Task brief
Quote the data exactly, first line to the line containing "import pandas as pd", with no pictures.

Data segment
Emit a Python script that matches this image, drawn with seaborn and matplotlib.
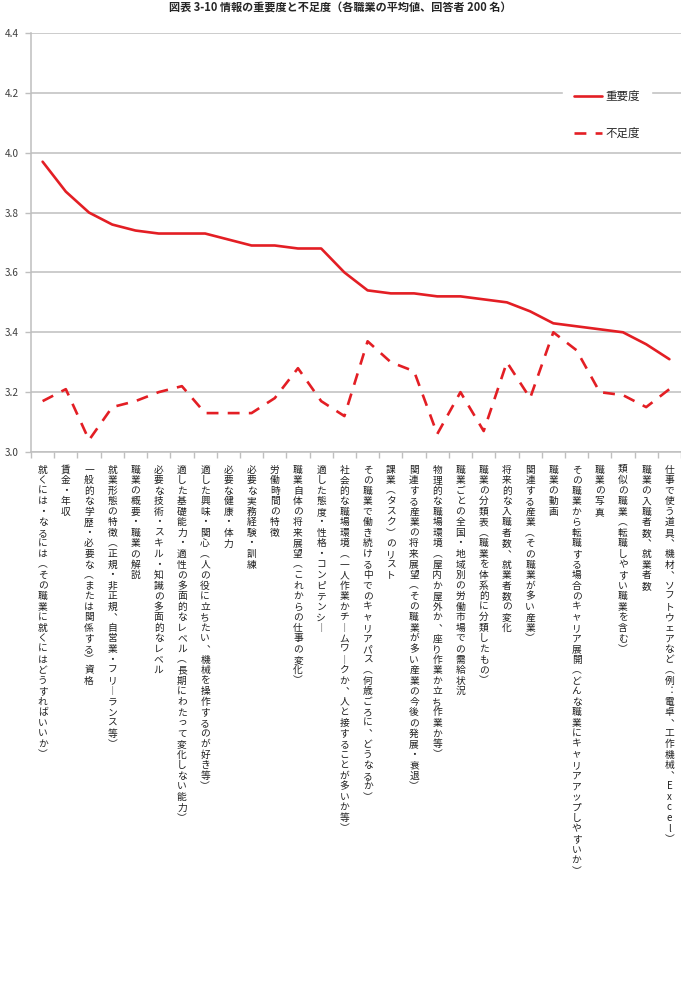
import matplotlib
matplotlib.use("Agg")
import matplotlib.pyplot as plt
import seaborn as sns
import pandas as pd

# information items, ordered by importance
items = [
    "就くには・なるには（その職業に就くにはどうすればいいか）",
    "賃金・年収",
    "一般的な学歴・必要な（または関係する）資格",
    "就業形態の特徴（正規・非正規、自営業・フリーランス等）",
    "職業の概要・職業の解説",
    "必要な技術・スキル・知識の多面的なレベル",
    "適した基礎能力・適性の多面的なレベル（長期にわたって変化しない能力）",
    "適した興味・関心（人の役に立ちたい、機械を操作するのが好き等）",
    "必要な健康・体力",
    "必要な実務経験・訓練",
    "労働時間の特徴",
    "職業自体の将来展望（これからの仕事の変化）",
    "適した態度・性格・コンピテンシー",
    "社会的な職場環境（一人作業かチームワークか、人と接することが多いか等）",
    "その職業で働き続ける中でのキャリアパス（何歳ごろに、どうなるか）",
    "課業（タスク）のリスト",
    "関連する産業の将来展望（その職業が多い産業の今後の発展・衰退）",
    "物理的な職場環境（屋内か屋外か、座り作業か立ち作業か等）",
    "職業ごとの全国・地域別の労働市場での需給状況",
    "職業の分類表（職業を体系的に分類したもの）",
    "将来的な入職者数、就業者数の変化",
    "関連する産業（その職業が多い産業）",
    "職業の動画",
    "その職業から転職する場合のキャリア展開（どんな職業にキャリアアップしやすいか）",
    "職業の写真",
    "類似の職業（転職しやすい職業を含む）",
    "職業の入職者数、就業者数",
    "仕事で使う道具、機材、ソフトウェアなど（例：電卓、工作機械、Excel）",
]

importance = [3.97, 3.87, 3.80, 3.76, 3.74, 3.73, 3.73, 3.73, 3.71, 3.69,
              3.69, 3.68, 3.68, 3.60, 3.54, 3.53, 3.53, 3.52, 3.52, 3.51,
              3.50, 3.47, 3.43, 3.42, 3.41, 3.40, 3.36, 3.31]
shortage = [3.17, 3.21, 3.04, 3.15, 3.17, 3.20, 3.22, 3.13, 3.13, 3.13,
            3.18, 3.28, 3.17, 3.12, 3.37, 3.30, 3.27, 3.06, 3.20, 3.07,
            3.30, 3.18, 3.40, 3.34, 3.20, 3.19, 3.15, 3.21]

yticks = [3.0, 3.2, 3.4, 3.6, 3.8, 4.0, 4.2, 4.4]

sns.set_theme(style="white")
plt.rcParams['font.family'] = ['Noto Sans CJK JP', 'DejaVu Sans']

RED = "#e31e24"
GRID = "#bfbfbf"

# vertical forms so the stacked labels look like tategaki
vmap = {"（": "︵", "）": "︶", "、": "︑", "ー": "︱", "：": "︓"}


def vertical(s):
    return "\n".join(vmap.get(c, c) for c in s)


df = pd.DataFrame({"pos": range(len(items)), "imp": importance, "short": shortage})

fig = plt.figure(figsize=(6.81, 9.82), dpi=100)
ax = fig.add_axes([31 / 681, 1 - 452 / 982, 650 / 681, 419 / 982])

sns.lineplot(data=df, x="pos", y="imp", ax=ax, color=RED, lw=1.9, label="重要度")
sns.lineplot(data=df, x="pos", y="short", ax=ax, color=RED, lw=1.9,
             dashes=False, label="不足度")
ax.get_lines()[1].set_dashes([4.5, 3.5])

ax.set_xlim(-0.5, len(items) - 0.5)
ax.set_ylim(3.0, 4.4)
ax.set_yticks(yticks)
ax.set_yticklabels([f"{v:.1f}" for v in yticks], fontsize=7.2, color="#404040")
ax.yaxis.grid(True, color=GRID, lw=1.1)
ax.set_axisbelow(True)

ax.set_xticks(range(len(items)))
ax.set_xticklabels([vertical(s) for s in items], fontsize=7.0, va="top",
                   linespacing=1.07, color="#202020")
ax.set_xticks([i + 0.5 for i in range(-1, len(items))], minor=True)
ax.tick_params(axis="x", which="major", length=0, pad=9)
ax.tick_params(axis="x", which="minor", length=4, color=GRID, width=1, bottom=True)
ax.tick_params(axis="y", length=4, color=GRID, width=1, left=True, pad=5)
ax.set_xlabel("")
ax.set_ylabel("")

for side in ["top", "right"]:
    ax.spines[side].set_visible(False)
for side in ["left", "bottom"]:
    ax.spines[side].set_color(GRID)
    ax.spines[side].set_linewidth(1.1)

leg = ax.legend(loc="center", bbox_to_anchor=(0.886, 0.805), fontsize=8.3,
                frameon=True, framealpha=1, edgecolor="white", fancybox=False,
                handlelength=2.5, handletextpad=0.3, labelspacing=2.1,
                borderpad=0.9)

fig.text(0.5, 0.999, "図表 3-10 情報の重要度と不足度（各職業の平均値、回答者 200 名）",
         ha="center", va="top", fontsize=8, fontweight="bold")

fig.savefig("out.png", dpi=100, facecolor="white")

Response to the task
Emit a Python script that matches this image, drawn with seaborn and matplotlib.
import matplotlib
matplotlib.use("Agg")
import matplotlib.pyplot as plt
import seaborn as sns
import pandas as pd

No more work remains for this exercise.